AR uses a transparent overlay over reality perceived through a translucent surface
No. Apple even has an entire library called ARKit to do Augmented Reality on a screen. For them, it has never meant transparent.
AR uses a transparent overlay over reality perceived through a translucent surface
No. Apple even has an entire library called ARKit to do Augmented Reality on a screen. For them, it has never meant transparent.
Dran_Arcana@lemmy.world 9 months ago
Just because developers name libraries things doesn’t make them accurate. Generally when something is misnamed it’s because of backwards/intercomaptibility or just design decisions that differ from original implementations and it’s no longer feasible/reasonable to refactor to a different name.
Examples: windows 7 was version 6.1, windows 8 was version 6.2, windows 8.1 was version 6.3 Java 5 was versioned as 1.5, continuing the convention from previous releases 1.2-1.4 Hell, where I work we use an automation workflow with functions called stuff like “create_and_assign_citrix_security_groups_to_static_containers” that has long since been adapted to work with vmware and other non-virtualization platforms like k8s. Refactoring those functions would mean refactoring any external automation that uses these libraries, just like refactoring versioning schemas would break compatibility with any external software that relies on an assumption that windows >xp would be 6.X.
locuester@lemmy.zip 9 months ago
I understand what you’re saying, but politely disagree. The OP of this thread asked “isn’t this just AR”. In the context of Apple - yes, it is.

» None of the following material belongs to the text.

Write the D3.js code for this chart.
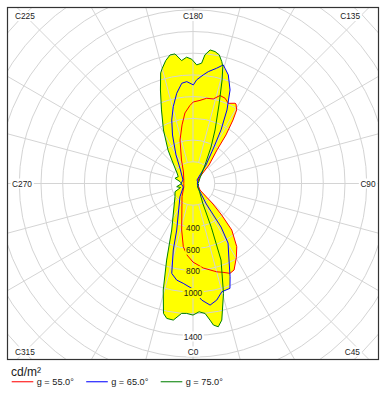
<!DOCTYPE html>
<html><head><meta charset="utf-8">
<script src="https://cdn.jsdelivr.net/npm/d3@7/dist/d3.min.js"></script>
<style>
body{margin:0;background:#fff}
svg{display:block}
text{font-family:"Liberation Sans",Arial,sans-serif}
</style>
</head><body>
<svg id="chart" width="386" height="393"></svg>
<script>
// ---- data ----
const seriesNames = ["g = 55.0°", "g = 65.0°", "g = 75.0°"];
const seriesColors = ["#ff0000", "#0000ff", "#008000"];
const unitLabel = "cd/m²";
// [C angle (deg), luminance cd/m²]
const g55 = [[0,724],[6.9,784],[15,842],[18.7,864],[22.4,895],[25.4,882],[30.4,789],[34.7,708],[39.8,558],[42.3,393],[44.3,264],[47,88],[70,50],[90,45],[110,50],[132.5,75],[139.1,225],[144.4,380],[145.8,541],[147.8,692],[149.3,788],[151.6,833],[152.4,834],[156.2,807],[159.4,839],[162.9,848],[166.5,801],[170.9,795],[175.2,768],[179.8,751],[182.2,720],[186.5,654],[190.6,549],[196.6,418],[206.1,241],[219.6,138],[250,90],[270,85],[290,90],[320.2,158],[346.3,441],[351.3,589],[355.2,661]];
const g65 = [[4.3,1077],[8,1131],[11.5,1096],[14.9,1032],[19.4,1024],[21.7,924],[25.2,779],[30.5,636],[32.8,477],[33,225],[48,62],[70,45],[90,40],[110,45],[131,49],[144.9,208],[150.1,388],[152.4,557],[155.2,746],[158.4,927],[162,1052],[164.5,1102],[165.7,1127],[168.4,1084],[172.2,1040],[174.6,1005],[178,955],[179.8,908],[183.5,940],[186.4,929],[190.2,845],[194.4,731],[198.5,617],[202.9,485],[210.8,306],[222.8,170],[250.7,98],[270,110],[290,95],[315.4,171],[340.7,454],[343.5,639],[346.7,851],[350.4,902],[354.4,924],[359.3,966]];
const g75 = [[0,1212],[2.7,1183],[5.3,1202],[7.1,1268],[8.2,1317],[10,1340],[11.9,1286],[15.5,1051],[20.1,751],[22.7,437],[26,210],[42.7,82],[60,50],[75,55],[90,45],[105,55],[128.2,82],[147,203],[153.7,375],[157.6,533],[161.7,762],[164.3,991],[165.7,1111],[166.7,1153],[168.5,1210],[170.5,1232],[172.7,1240],[174.7,1190],[175.9,1111],[178.2,1093],[180.6,1145],[182.9,1165],[185.3,1137],[187.9,1205],[190.1,1203],[192.5,1160],[194.9,1099],[196.3,1061],[199.2,912],[203.2,737],[208.9,563],[216.7,385],[224.3,264],[236.7,176],[245,150],[253.9,173],[262,120],[270,104],[281.1,153],[288,120],[294.5,182],[306.3,206],[335.4,471],[341,746],[344.4,1019],[347.2,1227],[349,1266],[351.8,1271],[355,1201],[357.2,1198]];
const seriesData = [g55, g65, g75];
const ringValues = d3.range(200, 2800, 200);
const ringLabels = [400, 600, 800, 1000, 1400];
const spokeAngles = d3.range(0, 360, 15);
const cAngles = [0, 45, 90, 135, 180, 225, 270, 315];

// ---- layout ----
const W = 386, H = 393;
const frame = {x: 7, y: 7, w: 372, h: 353};
const cx = frame.x + frame.w / 2, cy = frame.y + frame.h / 2;
const r = d3.scaleLinear().domain([0, 1400]).range([0, 152]);
const ang = d3.scaleLinear().domain([0, 360]).range([Math.PI, -Math.PI]);

const svg = d3.select("#chart");
svg.append("rect").attr("width", W).attr("height", H).attr("fill", "#fff");
svg.append("defs").append("clipPath").attr("id", "clip")
  .append("rect").attr("x", frame.x).attr("y", frame.y).attr("width", frame.w).attr("height", frame.h);

const plot = svg.append("g").attr("clip-path", "url(#clip)");
const g = plot.append("g").attr("transform", `translate(${cx},${cy})`);

const radial = d3.lineRadial()
  .angle(d => ang(d[0]))
  .radius(d => r(d[1]))
  .curve(d3.curveLinearClosed);

// yellow envelope (union of all curves)
g.selectAll("path.fill").data(seriesData).join("path")
  .attr("class", "fill").attr("d", radial)
  .attr("fill", "#ffff00").attr("stroke", "none");

// grid
const grid = g.append("g").attr("stroke", "#d4d4d4").attr("stroke-width", 1).attr("fill", "none");
grid.selectAll("circle").data(ringValues).join("circle").attr("r", d => r(d));
grid.selectAll("line").data(spokeAngles).join("line")
  .attr("x1", d => r(200) * Math.sin(ang(d))).attr("y1", d => -r(200) * Math.cos(ang(d)))
  .attr("x2", d => r(2800) * Math.sin(ang(d))).attr("y2", d => -r(2800) * Math.cos(ang(d)));

// curves
g.selectAll("path.curve").data(seriesData).join("path")
  .attr("class", "curve").attr("d", radial)
  .attr("fill", "none").attr("stroke", (d, i) => seriesColors[i]).attr("stroke-width", 1);

// ring labels
const envelopeAt0 = d3.max(seriesData, s => { const p = s.find(q => q[0] === 0); return p ? p[1] : 0; });
const rl = g.append("g");
ringLabels.forEach(v => {
  const t = rl.append("text").attr("x", 0).attr("y", r(v) + 1)
    .attr("text-anchor", "middle").attr("dominant-baseline", "central")
    .attr("font-size", 8.3).attr("fill", "#1a1a1a").text(v);
  const b = t.node().getBBox();
  rl.insert("rect", "text").attr("x", b.x - 1).attr("y", b.y).attr("width", b.width + 2).attr("height", b.height)
    .attr("fill", v < envelopeAt0 ? "#ffff00" : "#ffffff");
});

// C labels
const cl = svg.append("g");
cAngles.forEach(c => {
  const s = Math.sin(ang(c)), k = -Math.cos(ang(c));
  let x, anchor = "middle", y;
  if (Math.abs(k) < 0.01) { y = cy; x = s > 0 ? frame.x + frame.w - 11 : frame.x + 15; }
  else {
    y = k > 0 ? frame.y + frame.h - 8.5 : frame.y + 9;
    if (Math.abs(s) < 0.01) x = cx;
    else if (s > 0) { x = frame.x + frame.w - 19; anchor = "end"; }
    else { x = frame.x + 8; anchor = "start"; }
  }
  const t = cl.append("text").attr("x", x).attr("y", y).attr("text-anchor", anchor)
    .attr("dominant-baseline", "central").attr("font-size", 8.3).attr("fill", "#1a1a1a").text("C" + c);
  const b = t.node().getBBox();
  cl.insert("rect", "text").attr("x", b.x - 1.5).attr("y", b.y).attr("width", b.width + 3).attr("height", b.height).attr("fill", "#fff");
});

// frame
svg.append("rect").attr("x", frame.x + 0.5).attr("y", frame.y + 0.5)
  .attr("width", frame.w - 1).attr("height", frame.h - 1)
  .attr("fill", "none").attr("stroke", "#333", ).attr("stroke-width", 1.2);

// legend
svg.append("text").attr("x", 11).attr("y", 375.5).attr("font-size", 12).attr("fill", "#1a1a1a").text(unitLabel);
const lg = svg.append("g");
seriesNames.forEach((n, i) => {
  const x0 = 11.7 + i * 74.5;
  lg.append("line").attr("x1", x0).attr("x2", x0 + 21.6).attr("y1", 381.7).attr("y2", 381.7)
    .attr("stroke", seriesColors[i]).attr("stroke-width", 1.3).attr("stroke-opacity", 0.8);
  lg.append("text").attr("x", x0 + 25).attr("y", 384.8).attr("font-size", 9.2).attr("fill", "#1a1a1a").text(n);
});
</script>
</body></html>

Dran_Arcana@lemmy.world 9 months ago
No hate if you disagree, your reasoning is sound. I just think that naming, especially in the new tech space, goes beyond pedantry. We have words that are specific enough to describe two similar technologies, but we only retain shared understanding of those words if we collectively use them. It may be the case that AR evolves to be commonly understood as encompassing both technologies but they are fundamentally different in how they work, whatever we choose to call them.